De sources diplomatiques, M. Hollande
aurait donné trois raisons qui l’ont
poussé à ainsi se distinguer, alors que
Londres et Washington s’étaient abstenus
de reconnaitre la Coalition en ces
termes. La première en conséquence d'un
engagement personnel qu’il s’était
promis de respecter, sitôt l’annonce
faite. La deuxième du fait de sa
conviction personnelle qu’il fallait
accélérer le mouvement militaire et
diplomatique pour ne pas couper l’élan
d’un accord d’unification réussi à Doha,
au prix de maintes difficultés. La
troisième en rapport avec son désir de
voir Paris, à l’avant-garde sur la scène
internationale, répétant en Syrie le
rôle joué en Libye.
Tout comme M. Sarkozy
s’était distingué à recevoir
officiellement le Conseil National de
Transition [CNT] libyen, accélérant
ainsi l’intervention occidentale qui a
fait pencher la situation en faveur des
rebelles en Libye, M. Hollande a jugé
bon de se précipiter à nommer
un
ambassadeur de cette Coalition à Paris
en la personne du Syrien dissident et en
exil depuis des années,
Mounzer Makhous,
juste après avoir reçu
le cheikh Ahmad Moaz al-Khatib promu
président de la toute nouvelle Coalition
des opposants unifiés.
Mais Paris a été bien
obligée de constater que sa démarche n’a
en rien modifié les réserves de Londres
et de Washington, ni n’a pratiquement
fait évoluer la position internationale
sur le dossier syrien, comme il en a été
du dossier libyen.
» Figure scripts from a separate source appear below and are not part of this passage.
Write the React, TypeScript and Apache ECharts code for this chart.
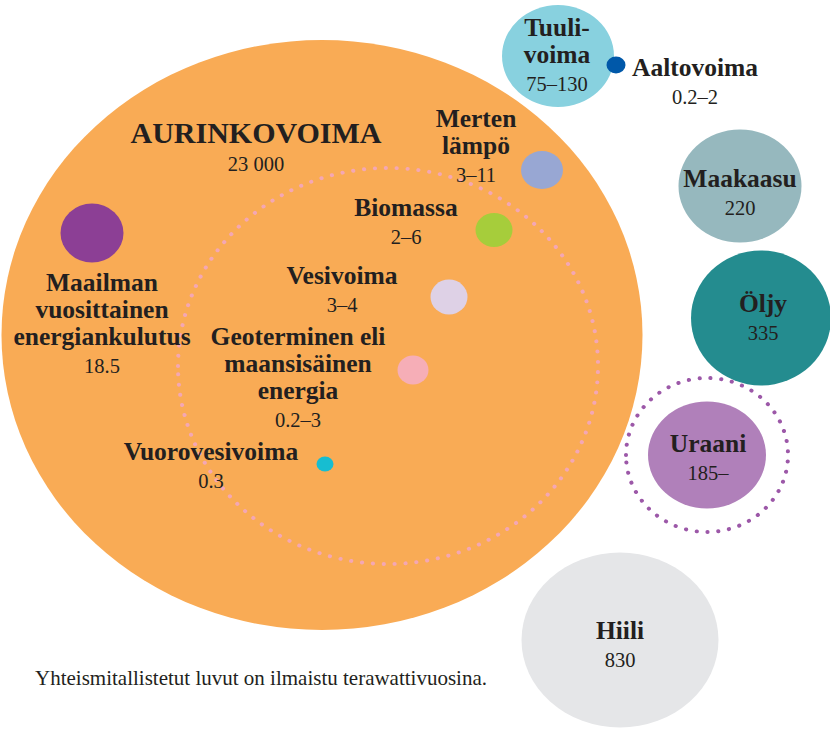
import React, { useEffect, useRef } from "react";
import * as echarts from "echarts";

// ---- data ----
const bubbleNames = [
  "Aurinkovoima", "Maailman vuosittainen energiankulutus", "Merten lämpö", "Biomassa",
  "Vesivoima", "Geoterminen eli maansisäinen energia", "Vuorovesivoima",
  "Tuulivoima", "Aaltovoima", "Maakaasu", "Öljy", "Uraani", "Hiili",
];
const bubbleX = [322, 92, 542, 494, 449, 413, 325, 558, 616, 740, 761, 707, 620];
const bubbleY = [335, 233, 170, 230, 297, 370, 464, 56, 65, 186, 318, 455, 640];
const bubbleW = [641, 63, 42, 37, 37, 31, 17, 112, 19, 123, 140, 118, 197];
const bubbleH = [590, 59, 38, 34, 35, 29, 15, 102, 17, 113, 135, 107, 175];
const bubbleColors = [
  "#F9AB55", "#8C3F95", "#98A7D3", "#A6CD3B", "#DED1E6", "#F6AEB7", "#17BDD1",
  "#88D1DF", "#0058A9", "#96B8BE", "#248C8F", "#B080BA", "#E5E6E8",
];

const ringNames = ["Uusiutuvat", "Uraani (ml. hyötöreaktorit)"];
const ringX = [388, 707];
const ringY = [366, 455];
const ringW = [420, 162];
const ringH = [396, 154];
const ringColors = ["#F4A7B4", "#9C58A8"];

const labelNames = [
  ["AURINKOVOIMA"], ["Merten", "lämpö"], ["Tuuli-", "voima"], ["Aaltovoima"],
  ["Maakaasu"], ["Biomassa"], ["Vesivoima"], ["Geoterminen eli", "maansisäinen", "energia"],
  ["Maailman", "vuosittainen", "energiankulutus"], ["Vuorovesivoima"], ["Öljy"], ["Uraani"], ["Hiili"],
];
const labelValues = [
  "23 000", "3–11", "75–130", "0.2–2", "220", "2–6", "3–4", "0.2–3", "18.5", "0.3", "335", "185–", "830",
];
const labelX = [256, 476, 557, 695, 740, 406, 342, 298, 102, 211, 763, 708, 620];
const labelY = [116, 105, 14, 54, 165, 194, 262, 323, 269, 438, 290, 430, 617];

const note = "Yhteismitallistetut luvut on ilmaistu terawattivuosina.";

const ELLIPSE = "path://M0,50 A50,50 0 1,1 100,50 A50,50 0 1,1 0,50 Z";
const FONT = "Liberation Serif";
const INK = "#231F20";

export default function App() {
  const ref = useRef<HTMLDivElement>(null);
  useEffect(() => {
    if (!ref.current) return;
    const chart = echarts.init(ref.current, null, { renderer: "svg" });

    const bubbles = bubbleNames.map((n, i) => ({
      name: n,
      value: [bubbleX[i], bubbleY[i]],
      symbolSize: [bubbleW[i], bubbleH[i]],
      itemStyle: { color: bubbleColors[i], opacity: 1 },
    }));
    const rings = ringNames.map((n, i) => ({
      name: n,
      value: [ringX[i], ringY[i]],
      symbolSize: [ringW[i], ringH[i]],
      itemStyle: {
        color: "rgba(0,0,0,0)",
        opacity: 1,
        borderColor: ringColors[i],
        borderWidth: 4,
        borderType: [0.1, 10.5],
        borderCap: "round",
      },
    }));
    const labels = labelNames.map((lines, i) => {
      const key = i === 0 ? "b" : "n";
      return {
        name: lines.join(" "),
        value: [labelX[i], labelY[i]],
        label: {
          formatter:
            lines.map((l) => `{${key}|${l}}`).join("\n") + `\n{v|${labelValues[i]}}`,
        },
      };
    });

    chart.setOption({
      animation: false,
      textStyle: { fontFamily: FONT },
      title: {
        text: note,
        left: 35,
        top: 667,
        padding: 0,
        textStyle: { fontFamily: FONT, fontSize: 21, fontWeight: "normal", color: INK },
      },
      grid: { left: 0, right: 0, top: 0, bottom: 0 },
      xAxis: { type: "value", min: 0, max: 830, show: false },
      yAxis: { type: "value", min: 0, max: 730, inverse: true, show: false },
      series: [
        {
          type: "scatter",
          silent: true,
          clip: false,
          symbol: ELLIPSE,
          itemStyle: { opacity: 1 },
          data: bubbles,
          z: 1,
        },
        {
          type: "scatter",
          silent: true,
          clip: false,
          symbol: ELLIPSE,
          itemStyle: { opacity: 1 },
          data: rings,
          z: 2,
        },
        {
          type: "scatter",
          silent: true,
          clip: false,
          symbolSize: 0,
          itemStyle: { color: "rgba(0,0,0,0)", opacity: 1 },
          data: labels,
          z: 3,
          label: {
            show: true,
            position: "bottom",
            distance: 0,
            align: "center",
            verticalAlign: "top",
            color: INK,
            opacity: 1,
            fontFamily: FONT,
            rich: {
              b: { fontFamily: FONT, fontSize: 30, fontWeight: "bold", lineHeight: 32, color: INK },
              n: { fontFamily: FONT, fontSize: 25.5, fontWeight: "bold", lineHeight: 27, color: INK },
              v: { fontFamily: FONT, fontSize: 20.5, fontWeight: "normal", lineHeight: 32, color: INK },
            },
          },
        },
      ],
    });
    return () => chart.dispose();
  }, []);
  return (
    <div
      ref={ref}
      style={{ position: "fixed", left: 0, top: 0, width: 830, height: 730, background: "#fff" }}
    />
  );
}
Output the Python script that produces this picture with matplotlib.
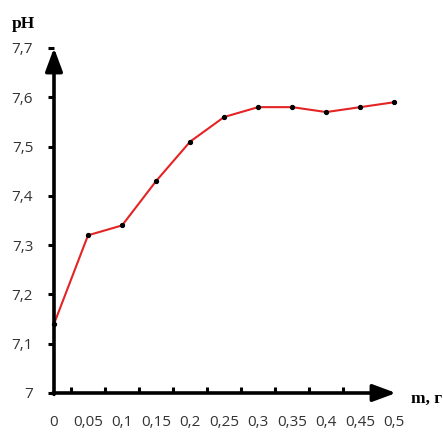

Même la Ligue arabe,
sur laquelle Paris compte beaucoup en
tant que levier de l'opposition
syrienne, ne s’est pas exprimée aussi
clairement qu’attendu puisqu’elle a
reconnu la coalition comme
interlocuteur, non comme seul
représentant du peuple syrien.
Paris n’a pu que se
rendre compte que sa hâte à renverser le
gouvernement syrien par mimétisme du cas
libyen posait problème, d’autant plus
qu’elle s’était autorisée à nommer un
Ambassadeur issu d’une coalition
d’opposants ; ce qui a soulevé des
questions d’ordre juridique étant donné
qu’aucun gouvernement d’opposition n’a
été constitué ni en Syrie, ni à
l’étranger ! Paris a en effet procédé à
cette nomination pendant que la
Grande-Bretagne et les États-Unis
prétendaient devoir encore discuter des
modalités de cette reconnaissance… [3].
Du coup, Paris a tenté de déployer ses
arguments pour convaincre ses
partenaires et surtout Washington du
bien fondé de sa politique. Toujours de
sources diplomatiques, l’argument choc
dans ce cas se résume à dire que Paris
aurait reconnu la Coalition « parce
qu’elle chercherait
à faire pencher la balance du
côté des Musulmans modérés aux dépens
des salafistes infiltrés parmi les
combattants armés et les différents
groupes politiques ! ».
Mais il semble que
Londres et Washington en seraient
restées à leurs exigences premières :
unifier l'aide humanitaire et
rassembler, sur cinq fronts, des
combattants qui leur seraient dévoués et
non inféodés aux groupes extrémistes [4].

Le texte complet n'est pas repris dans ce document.